*Materials provided*.
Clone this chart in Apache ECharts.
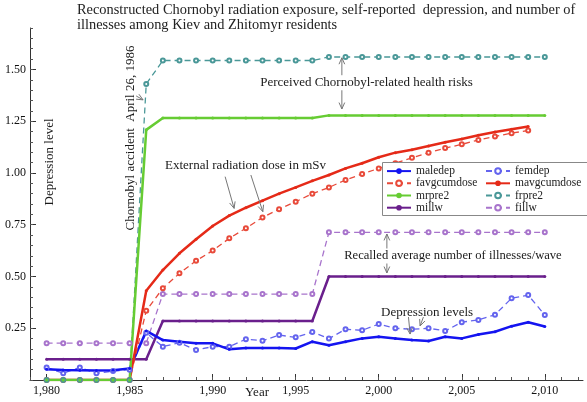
<!DOCTYPE html>
<html><head><meta charset="utf-8">
<script src="https://cdn.jsdelivr.net/npm/echarts@6/dist/echarts.min.js"></script>
<style>html,body{margin:0;padding:0;background:#fff}#c{width:587px;height:402px}</style>
</head><body><div id="c"></div>
<script>
// ---------- data ----------
const years = [1980,1981,1982,1983,1984,1985,1986,1987,1988,1989,1990,1991,1992,1993,1994,1995,1996,1997,1998,1999,2000,2001,2002,2003,2004,2005,2006,2007,2008,2009,2010];
const maledep = [0.052,0.048,0.047,0.046,0.047,0.055,0.237,0.193,0.185,0.177,0.177,0.148,0.155,0.155,0.155,0.152,0.185,0.168,0.185,0.201,0.209,0.201,0.193,0.188,0.209,0.201,0.220,0.233,0.260,0.279,0.258];
const femdep = [0.060,0.033,0.060,0.032,0.043,0.050,0.228,0.161,0.180,0.145,0.161,0.161,0.197,0.190,0.217,0.206,0.232,0.200,0.245,0.240,0.270,0.250,0.245,0.250,0.237,0.279,0.290,0.315,0.395,0.410,0.314];
const favgcumdose = [0,0,0,0,0,0,0.335,0.443,0.515,0.576,0.625,0.684,0.733,0.785,0.825,0.861,0.900,0.930,0.966,0.995,1.022,1.047,1.073,1.098,1.120,1.138,1.159,1.176,1.192,1.205,null];
const mavgcumdose = [0,0,0,0,0,0,0.431,0.531,0.612,0.680,0.744,0.794,0.832,0.866,0.900,0.930,0.962,0.990,1.022,1.047,1.076,1.098,1.112,1.130,1.148,1.164,1.182,1.198,1.211,1.224,null];
const mrpre2 = [0,0,0,0,0,0,1.208,1.265,1.265,1.265,1.265,1.265,1.265,1.265,1.265,1.265,1.265,1.278,1.278,1.278,1.278,1.278,1.278,1.278,1.278,1.278,1.278,1.278,1.278,1.278,1.278];
const frpre2 = [0,0,0,0,0,0,1.430,1.543,1.543,1.543,1.543,1.543,1.543,1.543,1.543,1.543,1.543,1.560,1.560,1.560,1.560,1.560,1.560,1.560,1.560,1.560,1.560,1.560,1.560,1.560,1.560];
const millw = [0.100,0.100,0.100,0.100,0.100,0.100,0.100,0.285,0.285,0.285,0.285,0.285,0.285,0.285,0.285,0.285,0.285,0.500,0.500,0.500,0.500,0.500,0.500,0.500,0.500,0.500,0.500,0.500,0.500,0.500,0.500];
const fillw = [0.178,0.178,0.178,0.178,0.178,0.178,0.178,0.415,0.415,0.415,0.415,0.415,0.415,0.415,0.415,0.415,0.415,0.713,0.713,0.713,0.713,0.713,0.713,0.713,0.713,0.713,0.713,0.713,0.713,0.713,0.713];
const xTickLabels = [1980,1985,1990,1995,2000,2005,2010];
const yTickLabels = [0.25,0.50,0.75,1.00,1.25,1.50];
const accidentYear = 1986;
const titleText = 'Reconstructed Chornobyl radiation exposure, self-reported  depression, and number of\nillnesses among Kiev and Zhitomyr residents';

// ---------- chart ----------
const FONT = '"Liberation Serif","DejaVu Serif",serif';
const chart = echarts.init(document.getElementById('c'), null, {renderer:'canvas'});
const pairs = arr => years.map((y,i)=>[y, arr[i]]);
const minorX = []; for (let y = 1979; y <= 2012; y++) minorX.push(y);
const minorY = []; for (let k = 0; k <= 34; k++) minorY.push(+(k*0.05).toFixed(2));

function solid(name, arr, color){
  return {name, type:'line', data:pairs(arr), xAxisIndex:0, yAxisIndex:0,
    symbol:'circle', symbolSize:3, showSymbol:true,
    lineStyle:{color, width:2.5}, itemStyle:{color}, connectNulls:false};
}
function dashed(name, arr, color){
  return {name, type:'line', data:pairs(arr), xAxisIndex:0, yAxisIndex:0,
    symbol:'emptyCircle', symbolSize:4, showSymbol:true,
    lineStyle:{color, width:1.3, type:[6,4]}, itemStyle:{color, borderWidth:1}, connectNulls:false};
}
const C = {
  maledep:'#1414f0', femdep:'#6464ee', favg:'#e84a3a', mavg:'#e52a18',
  mrpre2:'#66cc33', frpre2:'#4a9898', millw:'#6a1f8c', fillw:'#a874cc'
};
const series = [
  dashed('fillw', fillw, C.fillw),
  solid('millw', millw, C.millw),
  dashed('femdep', femdep, C.femdep),
  solid('maledep', maledep, C.maledep),
  dashed('favgcumdose', favgcumdose, C.favg),
  solid('mavgcumdose', mavgcumdose, C.mavg),
  dashed('frpre2', frpre2, C.frpre2),
  solid('mrpre2', mrpre2, C.mrpre2),
  {type:'line', data:[], clip:false, silent:true,
   markLine:{silent:true, symbol:['none','none'], label:{show:false}, animation:false,
     lineStyle:{color:'#777', width:1, type:'solid'},
     data:[[{coord:[accidentYear,0]},{coord:[accidentYear,1.76]}]]}}
];
const legendCommon = {orient:'vertical', itemWidth:24, itemHeight:7, itemGap:0, padding:0, selectedMode:false, z:12,
  textStyle:{fontFamily:FONT, fontSize:11.5, lineHeight:12.2, color:'#222'}};

const option = {
  animation:false,
  backgroundColor:'#fff',
  title:{text:titleText, left:77, top:3, padding:0,
    textStyle:{fontFamily:FONT, fontSize:14.4, fontWeight:'normal', color:'#222', lineHeight:14.5}},
  grid:{left:30, right:4, top:28, bottom:22, containLabel:false},
  legend:[
    Object.assign({left:386, top:165, data:['maledep','favgcumdose','mrpre2','millw']}, legendCommon),
    Object.assign({left:485, top:165, data:['femdep','mavgcumdose','frpre2','fillw']}, legendCommon)
  ],
  xAxis:[
    {type:'value', min:1979, max:2012.3, position:'bottom',
     axisLine:{show:true, lineStyle:{color:'#333'}},
     axisTick:{show:true, inside:true, length:6, customValues:xTickLabels, lineStyle:{color:'#333'}},
     axisLabel:{show:true, customValues:xTickLabels, fontFamily:FONT, fontSize:12, color:'#111', margin:5},
     splitLine:{show:false}},
    {type:'value', min:1979, max:2012.3, position:'bottom',
     axisLine:{show:false}, axisLabel:{show:false},
     axisTick:{show:true, inside:true, length:3, customValues:minorX, lineStyle:{color:'#555'}},
     splitLine:{show:false}}
  ],
  yAxis:[
    {type:'value', min:0, max:1.7, position:'left',
     axisLine:{show:true, lineStyle:{color:'#333'}},
     axisTick:{show:true, inside:true, length:6, customValues:yTickLabels, lineStyle:{color:'#333'}},
     axisLabel:{show:true, customValues:yTickLabels, fontFamily:FONT, fontSize:12, color:'#111', margin:4,
       formatter:v=>v.toFixed(2)},
     splitLine:{show:false}},
    {type:'value', min:0, max:1.7, position:'left',
     axisLine:{show:false}, axisLabel:{show:false},
     axisTick:{show:true, inside:true, length:3, customValues:minorY, lineStyle:{color:'#555'}},
     splitLine:{show:false}}
  ],
  series
};
chart.setOption(option);

// ---------- annotations (defined in data coordinates) ----------
const texts = [
  {t:'Perceived Chornobyl-related health risks', at:[1992.8,1.435], align:'left', bg:true, fs:13},
  {t:'External radiation dose in mSv', at:[1987.13,1.034], align:'left', fs:13},
  {t:'Recalled average number of illnesses/wave', at:[1997.86,0.599], align:'left', bg:true, fs:12.6},
  {t:'Depression levels', at:[2000.14,0.324], align:'left', fs:13},
  {t:'Chornobyl accident  April 26, 1986', at:[1985.03,1.169], align:'center', rot:true, fs:13},
  {t:'Depression level', at:[1980.2,1.053], align:'center', rot:true, fs:13},
  {t:'Year', at:[1992.67,-0.063], align:'center', fs:13}
];
const arrows = [
  [[1997.78,1.469],[1997.78,1.556]],
  [[1997.78,1.401],[1997.78,1.309]],
  [[1990.75,0.982],[1991.29,0.829]],
  [[1992.30,0.990],[1993.02,0.813]],
  [[2000.49,0.628],[2000.49,0.705]],
  [[2000.49,0.570],[2000.49,0.517]],
  [[2001.79,0.304],[2001.89,0.222]],
  [[2002.69,0.304],[2002.49,0.261]],
  [[1985.39,1.372],[1985.81,1.353]]
];
const px = p => chart.convertToPixel({gridIndex:0}, p);
const graphics = [];
// legend box
graphics.push({type:'rect', z:11, shape:{x:382.5, y:162.5, width:210, height:53},
  style:{fill:'#fff', stroke:'#888', lineWidth:1}});
arrows.forEach(a=>{
  const p1 = px(a[0]), p2 = px(a[1]);
  const ang = Math.atan2(p2[1]-p1[1], p2[0]-p1[0]);
  const L = 7, w = 0.42;
  const h1 = [p2[0]-L*Math.cos(ang-w), p2[1]-L*Math.sin(ang-w)];
  const h2 = [p2[0]-L*Math.cos(ang+w), p2[1]-L*Math.sin(ang+w)];
  graphics.push({type:'line', z:8, shape:{x1:p1[0],y1:p1[1],x2:p2[0],y2:p2[1]}, style:{stroke:'#777', lineWidth:1}});
  graphics.push({type:'polyline', z:8, shape:{points:[h1,p2,h2]}, style:{stroke:'#777', lineWidth:1, fill:null}});
});
texts.forEach(o=>{
  const p = px(o.at);
  const el = {type:'text', z:9, x:p[0], y:p[1],
    style:{text:o.t, fill:'#1a1a1a', font:o.fs+'px '+FONT, align:o.align, verticalAlign:'middle'}};
  if (o.bg){ el.style.backgroundColor = '#fff'; el.style.padding = [1,1]; }
  if (o.rot){ el.rotation = Math.PI/2; }
  graphics.push(el);
});
chart.setOption({graphic:graphics});
</script>
</body></html>
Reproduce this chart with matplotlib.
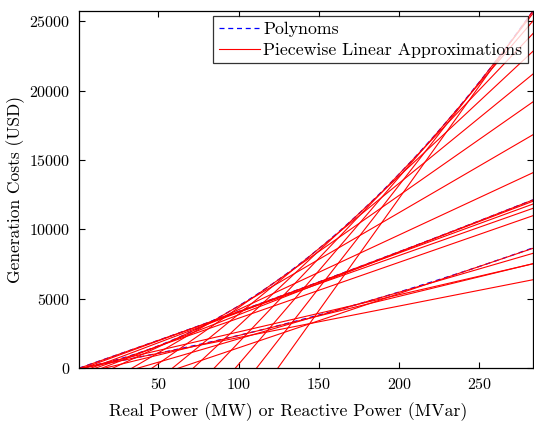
import numpy as np
import matplotlib
matplotlib.use("Agg")
import matplotlib.pyplot as plt

# Polynomial cost curves: cost = a*P^2 + b*P
poly_a = [0.25, 0.01, 0.0375]
poly_b = [20.0, 40.0, 20.0]
# Tangent points of the piecewise linear approximations (per polynomial)
tangent_points = [
    [13.5, 40.5, 67.5, 94.5, 121.5, 148.5, 175.5, 202.5, 229.5, 256.5, 283.5],
    [36.0, 109.0, 181.0, 254.0],
    [36.0, 109.0, 181.0, 254.0],
]
x_min, x_max = 0.5, 283.3
x_ticks = [50, 100, 150, 200, 250]
y_ticks = [0, 5000, 10000, 15000, 20000, 25000]

plt.rcParams['font.family'] = ['cmr10', 'DejaVu Serif']
plt.rcParams['axes.formatter.use_mathtext'] = True
plt.rcParams['mathtext.fontset'] = 'cm'

fig = plt.figure(figsize=(5.34, 4.22), dpi=100)
ax = fig.add_axes([0.148, 0.127, 0.850, 0.847])

x = np.linspace(x_min, x_max, 600)
for i, (a, b) in enumerate(zip(poly_a, poly_b)):
    ax.plot(x, a * x**2 + b * x, color='blue', ls='--', lw=0.9,
            dashes=(4, 3), label='Polynoms' if i == 0 else None)

first = True
for a, b, pts in zip(poly_a, poly_b, tangent_points):
    for p in pts:
        fp = a * p**2 + b * p
        slope = 2 * a * p + b
        ax.plot(x, fp + slope * (x - p), color='red', lw=0.8,
                label='Piecewise Linear Approximations' if first else None)
        first = False

ymax = poly_a[0] * x_max**2 + poly_b[0] * x_max
ax.set_xlim(x_min, x_max)
ax.set_ylim(0, ymax)
ax.set_xticks(x_ticks)
ax.set_yticks(y_ticks)
ax.tick_params(direction='in', top=True, right=True, length=4, width=0.8,
               labelsize=11.5, pad=6)
for s in ax.spines.values():
    s.set_linewidth(0.9)

ax.set_xlabel('Real Power (MW) or Reactive Power (MVar)', fontsize=12.8)
ax.xaxis.set_label_coords(0.46, -0.095)
ax.set_ylabel('Generation Costs (USD)', fontsize=12.5, labelpad=3)

leg = ax.legend(loc='upper right', fontsize=12.8, frameon=True, fancybox=False,
                edgecolor='black', borderaxespad=0.3, handlelength=2.3,
                handletextpad=0.2, labelspacing=0.3, borderpad=0.3)
leg.get_frame().set_linewidth(0.9)

fig.savefig('out.png', dpi=100)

*What is expected*.
Only the number is wanted: how many lines of the material above include the word "this"?

*Reply to the task*.
2